Não bastasse o emprego do mecanismo da substituição tributária “para frente”, em que os estados exigem o pagamento do ICMS no início da cadeia mercantil e, portanto, antes de praticados os atos de circulação de mercadorias, temos nos deparado com medidas que tomam como critério para recolhimento de tributo o ingresso do bem no território estadual. É o que acontece, por exemplo, no estado de Mato Grosso, em modalidade conhecida por “ICMS Garantido” (existente paralelamente à figura do “ICMS Garantido Integral”), operando-se a cobrança do imposto por ocasião da entrada, no território estadual, de mercadorias provenientes de outras unidades da Federação. Diversos outros entes, como Pará, Rio Grande do Sul e Minas Gerais, adotaram procedimentos semelhantes, instalando barreiras fiscais nas divisas entre os estados, para fins de fiscalização dos transportadores de bens e correspondente cobrança do ICMS.

O estado de São Paulo também adotou proposta semelhante. A Lei 13.918/2009 acrescentou à Lei 6.374/1989 o artigo 60-A, dispondo que “nas operações interestaduais destinadas a contribuinte paulista, beneficiadas ou incentivadas em desacordo com o disposto na alínea ‘g’ do inciso XII do parágrafo 2º do artigo 155 da Constituição Federal, o Poder Executivo poderá exigir o recolhimento, no momento da entrada da mercadoria em território paulista, do imposto correspondente ao valor do benefício ou incentivo”. Nesse caso, há a particularidade de que o ICMS exigido é aquele correspondente a valores que teriam deixado de ser recolhidos ao estado de origem em virtude de benefícios fiscais tidos por irregulares pelo ente paulista.
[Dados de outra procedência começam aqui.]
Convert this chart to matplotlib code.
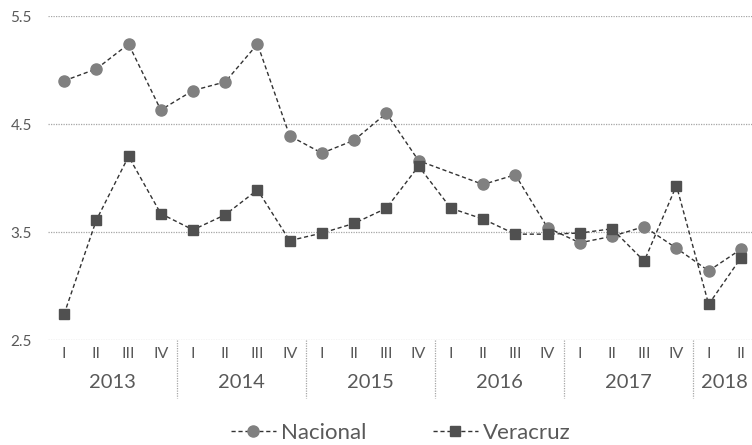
import matplotlib
matplotlib.use("Agg")
import matplotlib.pyplot as plt
import matplotlib.transforms as mtransforms
import numpy as np

plt.rcParams['font.family'] = ['Lato', 'DejaVu Sans']

# Data (quarterly, 2013 I - 2018 II)
quarters = ['I', 'II', 'III', 'IV'] * 5 + ['I', 'II']
years = ['2013', '2014', '2015', '2016', '2017', '2018']
year_sizes = [4, 4, 4, 4, 4, 2]

nacional = [4.90, 5.01, 5.24, 4.63,
            4.81, 4.89, 5.24, 4.39,
            4.23, 4.35, 4.60, 4.16,
            np.nan, 3.94, 4.03, 3.54,
            3.40, 3.46, 3.55, 3.35,
            3.14, 3.34]
veracruz = [2.74, 3.61, 4.20, 3.67,
            3.52, 3.66, 3.89, 3.42,
            3.49, 3.58, 3.72, 4.11,
            3.72, 3.62, 3.48, 3.48,
            3.49, 3.53, 3.23, 3.93,
            2.83, 3.26]

text_color = '#595959'
W, H = 752, 445
fig = plt.figure(figsize=(W / 100, H / 100), dpi=100)
ax = fig.add_axes([48 / W, 1 - 340 / H, 709 / W, 324 / H])

x = np.arange(len(quarters))
nac = np.array(nacional)
ok = ~np.isnan(nac)

ax.plot(x[ok], nac[ok], color='#333333', linestyle=(0, (3, 2)), linewidth=1.0,
        marker='o', markersize=8, markerfacecolor='#808080',
        markeredgecolor='#808080', label='Nacional', zorder=3)
ax.plot(x, veracruz, color='#333333', linestyle=(0, (3, 2)), linewidth=1.0,
        marker='s', markersize=7.5, markerfacecolor='#505050',
        markeredgecolor='#505050', label='Veracruz', zorder=3)

ax.set_xlim(-0.5, len(quarters) - 0.5)
ax.set_ylim(2.5, 5.5)
ax.set_yticks([2.5, 3.5, 4.5, 5.5])
ax.set_yticklabels(['2.5', '3.5', '4.5', '5.5'])
ax.yaxis.grid(True, color='#a6a6a6', linestyle=(0, (1, 1)), linewidth=0.9)
ax.set_axisbelow(True)
for s in ax.spines.values():
    s.set_visible(False)

ax.tick_params(axis='y', length=0, labelsize=11, labelcolor=text_color, pad=27)
for lbl in ax.get_yticklabels():
    lbl.set_horizontalalignment('left')

ax.set_xticks(x)
ax.set_xticklabels(quarters)
ax.tick_params(axis='x', length=0, labelsize=11.5, labelcolor=text_color, pad=5)

# year labels and separators
trans = mtransforms.blended_transform_factory(ax.transData, ax.transAxes)
start = 0
for i, (yr, n) in enumerate(zip(years, year_sizes)):
    center = start + (n - 1) / 2
    ax.text(center, -0.13, yr, transform=trans, ha='center', va='center',
            fontsize=14.5, color=text_color)
    if i > 0:
        ax.plot([start - 0.5, start - 0.5], [0, -0.18], transform=trans,
                color='#a6a6a6', linestyle=(0, (1, 1)), linewidth=0.9,
                clip_on=False)
    start += n

leg = fig.legend(loc='center', bbox_to_anchor=(401 / W, 1 - 433 / H), ncol=2,
                 frameon=False, fontsize=16, handlelength=2.0,
                 columnspacing=3.0, handletextpad=0.25)
for t in leg.get_texts():
    t.set_color(text_color)

fig.savefig('out.png', dpi=100)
Mas, independentemente desse elemento distintivo, o que se tem é, do mesmo modo, o pagamento antecipado de tributo como condição para que a mercadoria possa ingressar no território estadual.

Ora, sabemos que o princípio federativo veda que qualquer pessoa política institua providências desfavoráveis a operações praticadas no território de outro ente. Nessa esteira, o artigo 152 da Constituição da República é claro ao enunciar que é “vedado aos Estados, ao Distrito Federal e aos Municípios estabelecer diferença tributária entre bens e serviços, de qualquer natureza, em razão de sua procedência ou destino”. Evidente, portanto, a impossibilidade de um estado impor o recolhimento de ICMS relativo a mercadorias advindas de outras unidades da Federação, por qualquer que seja o motivo. Tal atitude é discriminatória, violadora de preceitos constitucionais.

O Plenário do Supremo Tribunal Federal foi instado a manifestar-se sobre o assunto nos autos da Ação Direta de Inconstitucionalidade 4.565, envolvendo a Lei 6.041/2010, do estado do Piauí. Esse diploma legal estabelece, no artigo 1º, que o ICMS incidirá sobre as entradas de mercadorias oriundas de outras unidades da Federação, em manifesta ofensa ao pacto federativo, tendo, por esse motivo, sido concedida liminar suspensiva da sua eficácia.

Essa decisão liminar, fundada especialmente no princípio federativo, que reconhece a impossibilidade de cobrança de ICMS pela simples entrada de mercadoria no território piauiense. Trata-se de importantíssimo precedente, conferindo maior força aos argumentos acerca da inconstitucionalidade das leis estaduais que impõem o recolhimento do ICMS antecipado para as entradas de mercadorias advindas de outros estados da Federação.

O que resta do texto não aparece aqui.